Synthesis and Characterization of Poly(methyl methacrylate‐co‐hydroxyethyl methacrylate)‐b‐polyisobutylene‐b‐poly(methyl methacrylate‐co‐hydroxyethyl Methacrylate) Triblock Copolymers

Abstract

The synthesis of poly[(methyl methacrylate‐co‐hydroxyethyl methacrylate)‐b‐isobutylene‐b‐(methyl methacrylate‐co‐hydroxyethyl methacrylate)] P(MMA‐co‐HEMA)‐b‐PIB‐b‐P(MMA‐co‐HEMA) triblock copolymers with different HEMA/MMA ratios has been accomplished by the combination of living cationic and anionic polymerizations. P(MMA‐co‐HEMA)‐b‐PIB‐b‐P(MMA‐co‐HEMA) triblock copolymers with different compositions were prepared by a synthetic methodology involving the transformation from living cationic to anionic polymerization. First, 1,1‐diphenylethylene end‐functionalized PIB (DPE‐PIB‐DPE) was prepared by the reaction of living difunctional PIB and 1,4‐bis(1‐phenylethenyl)benzene (PDDPE), followed by the methylation of the resulting diphenyl carbenium ion with dimethylzinc (Zn(CH3)2). The DPE ends were quantitatively metalated with n‐butyllithium in tetrahydrofuran, and the resulting macroanion initiated the polymerization of methacrylates yielding triblock copolymers with high blocking efficiency.

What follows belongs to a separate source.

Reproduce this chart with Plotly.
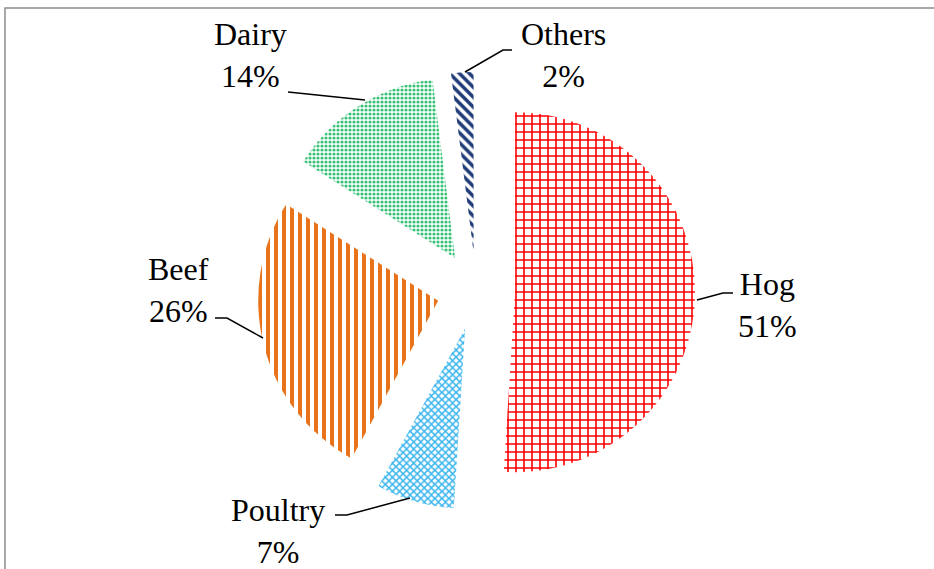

Microphase separation of the thus prepared triblock copolymers was evidenced by the two glass transitions at −64 and +120°C observed by differential scanning calorimetry. These new block copolymers exhibit typical stress‐strain behavior of thermoplastic elastomers. Surface characterization of the samples was accomplished by angle‐resolved X‐ray photoelectron spectroscopy (XPS), which revealed that the surface is richer in PIB compared to the bulk. However, a substantial amount of P(MMA‐co‐HEMA) remains at the surface. The presence of hydroxyl functionality at the surface provides an opportunity for further modification.